Mr Baker repeated calls for new inquiries into the Iraq war and Dr Kelly's death.

He said: "I am very pleased that Lord Berkeley took the decision to raise this matter in the House of Lords and to call for a new inquiry into the death of Dr Kelly.

"The Hutton Inquiry was far from thorough, as the minister claimed, but was an incomplete, flawed inquiry which left many very important questions unanswered.

"What I would like to see now is both a proper inquiry into the whole fiasco of the Iraq war, and a re-opening of the inquest into the death of the country's most eminent weapons inspector."

2 comments:

Richard Tobin - Wellingborough UK said...

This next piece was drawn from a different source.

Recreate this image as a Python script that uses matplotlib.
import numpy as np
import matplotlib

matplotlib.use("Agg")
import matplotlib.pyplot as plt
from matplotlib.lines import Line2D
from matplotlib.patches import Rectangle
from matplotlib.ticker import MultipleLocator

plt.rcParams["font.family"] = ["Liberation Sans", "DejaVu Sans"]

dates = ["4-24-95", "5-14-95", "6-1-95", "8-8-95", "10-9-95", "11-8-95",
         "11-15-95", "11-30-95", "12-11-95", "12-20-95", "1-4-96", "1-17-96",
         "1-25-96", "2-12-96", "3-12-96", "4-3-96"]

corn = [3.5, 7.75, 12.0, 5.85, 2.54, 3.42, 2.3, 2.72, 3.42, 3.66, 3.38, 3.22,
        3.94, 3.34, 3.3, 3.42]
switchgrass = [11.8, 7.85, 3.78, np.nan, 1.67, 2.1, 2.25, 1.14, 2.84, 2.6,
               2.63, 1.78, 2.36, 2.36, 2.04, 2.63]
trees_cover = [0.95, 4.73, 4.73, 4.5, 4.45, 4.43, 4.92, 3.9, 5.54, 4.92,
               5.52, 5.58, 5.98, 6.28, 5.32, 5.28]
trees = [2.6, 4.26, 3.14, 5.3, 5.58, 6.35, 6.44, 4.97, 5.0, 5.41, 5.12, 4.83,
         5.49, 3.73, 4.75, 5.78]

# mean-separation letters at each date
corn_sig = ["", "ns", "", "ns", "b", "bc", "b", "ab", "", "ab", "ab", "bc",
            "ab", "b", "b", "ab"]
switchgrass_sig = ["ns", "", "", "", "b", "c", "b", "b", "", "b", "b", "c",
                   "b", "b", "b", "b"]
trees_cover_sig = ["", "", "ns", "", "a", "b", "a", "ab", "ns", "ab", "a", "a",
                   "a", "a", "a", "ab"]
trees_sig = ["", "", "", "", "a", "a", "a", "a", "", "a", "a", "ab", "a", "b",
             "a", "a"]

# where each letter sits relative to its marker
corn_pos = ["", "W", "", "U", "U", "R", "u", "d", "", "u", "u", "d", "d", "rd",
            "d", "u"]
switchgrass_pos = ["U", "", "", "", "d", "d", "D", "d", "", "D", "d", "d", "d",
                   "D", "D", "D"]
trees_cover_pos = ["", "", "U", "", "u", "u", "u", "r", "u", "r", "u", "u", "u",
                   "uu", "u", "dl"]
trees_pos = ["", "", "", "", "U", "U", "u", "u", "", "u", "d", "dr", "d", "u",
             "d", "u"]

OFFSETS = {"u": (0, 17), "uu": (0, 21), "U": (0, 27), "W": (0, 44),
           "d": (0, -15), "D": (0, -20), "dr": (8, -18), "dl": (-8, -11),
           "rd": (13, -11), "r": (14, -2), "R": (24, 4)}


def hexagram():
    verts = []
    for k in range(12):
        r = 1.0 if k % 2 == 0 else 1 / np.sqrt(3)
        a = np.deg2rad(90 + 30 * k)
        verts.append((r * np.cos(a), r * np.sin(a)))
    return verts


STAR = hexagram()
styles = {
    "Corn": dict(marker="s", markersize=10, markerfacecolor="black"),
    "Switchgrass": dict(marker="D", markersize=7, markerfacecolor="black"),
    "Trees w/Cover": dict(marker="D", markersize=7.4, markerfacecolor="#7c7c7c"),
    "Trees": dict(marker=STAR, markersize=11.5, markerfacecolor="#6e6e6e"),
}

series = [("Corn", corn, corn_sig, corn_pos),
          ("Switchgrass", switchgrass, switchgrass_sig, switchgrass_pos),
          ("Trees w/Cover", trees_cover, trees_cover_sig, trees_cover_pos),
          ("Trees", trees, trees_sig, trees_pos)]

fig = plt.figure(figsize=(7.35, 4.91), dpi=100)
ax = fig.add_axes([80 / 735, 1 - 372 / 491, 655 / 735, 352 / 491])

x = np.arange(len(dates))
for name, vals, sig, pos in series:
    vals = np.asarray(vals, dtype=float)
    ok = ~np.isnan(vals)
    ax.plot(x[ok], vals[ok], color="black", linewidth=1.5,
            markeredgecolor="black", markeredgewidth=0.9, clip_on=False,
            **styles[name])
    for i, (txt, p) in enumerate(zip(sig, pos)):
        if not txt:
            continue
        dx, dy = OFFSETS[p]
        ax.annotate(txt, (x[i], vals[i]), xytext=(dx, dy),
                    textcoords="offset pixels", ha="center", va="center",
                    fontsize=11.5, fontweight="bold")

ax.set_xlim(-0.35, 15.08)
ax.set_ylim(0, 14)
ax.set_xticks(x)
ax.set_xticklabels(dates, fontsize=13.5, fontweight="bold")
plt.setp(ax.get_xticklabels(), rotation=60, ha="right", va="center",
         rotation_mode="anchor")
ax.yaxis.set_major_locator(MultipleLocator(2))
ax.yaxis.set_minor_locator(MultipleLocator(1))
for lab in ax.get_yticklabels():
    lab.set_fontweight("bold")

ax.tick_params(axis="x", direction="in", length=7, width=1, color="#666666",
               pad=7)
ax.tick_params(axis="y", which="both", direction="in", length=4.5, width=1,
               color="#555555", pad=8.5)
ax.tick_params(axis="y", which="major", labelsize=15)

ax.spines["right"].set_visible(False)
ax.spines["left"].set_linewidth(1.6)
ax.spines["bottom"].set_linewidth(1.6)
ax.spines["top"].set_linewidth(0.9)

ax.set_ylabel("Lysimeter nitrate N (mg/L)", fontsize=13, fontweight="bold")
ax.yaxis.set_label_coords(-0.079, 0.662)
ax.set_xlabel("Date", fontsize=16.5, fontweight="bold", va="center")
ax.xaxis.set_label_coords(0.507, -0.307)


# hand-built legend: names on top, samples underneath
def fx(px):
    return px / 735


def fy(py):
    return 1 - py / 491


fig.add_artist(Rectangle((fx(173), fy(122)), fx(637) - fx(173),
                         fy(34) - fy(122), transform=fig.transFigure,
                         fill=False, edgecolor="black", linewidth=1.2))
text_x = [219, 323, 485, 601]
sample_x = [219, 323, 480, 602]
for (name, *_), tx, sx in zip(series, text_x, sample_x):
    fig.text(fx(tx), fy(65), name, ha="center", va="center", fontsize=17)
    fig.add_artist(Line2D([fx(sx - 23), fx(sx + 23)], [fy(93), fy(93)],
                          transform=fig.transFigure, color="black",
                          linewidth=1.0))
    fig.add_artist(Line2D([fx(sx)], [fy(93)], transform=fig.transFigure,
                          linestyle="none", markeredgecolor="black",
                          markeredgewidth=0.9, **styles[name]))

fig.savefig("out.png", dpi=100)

Proving what caused Dr Kelly's death is not the matter of importance and indeed serves as a distraction from it. The point is that we still do not know what really happened with reasonable and correct certainty because the circumstances of Kelly's death were not correctly examined by Lord Hutton and yet his inquiry was used to supplant the process of the corners inquest, which was the correct mechanism but was not allowed to draw a conclusion.
Hutton usurped the inquest and then acted upon a prejudicial conclusion of suicide as though such a finding had already been correctly drawn. Lord Hutton has whitewash on his hands.

cmain said...

In one of his answers in parliament, Lord Hunt said it was open to Norman Baker or anyone else to seek a new inquest under Section 13 of the Coroners Act 1988. That can only be done by submitting evidence through the police to the Attorney General. Has Norman Baker and/or the Kelly Investigation Group attempted this?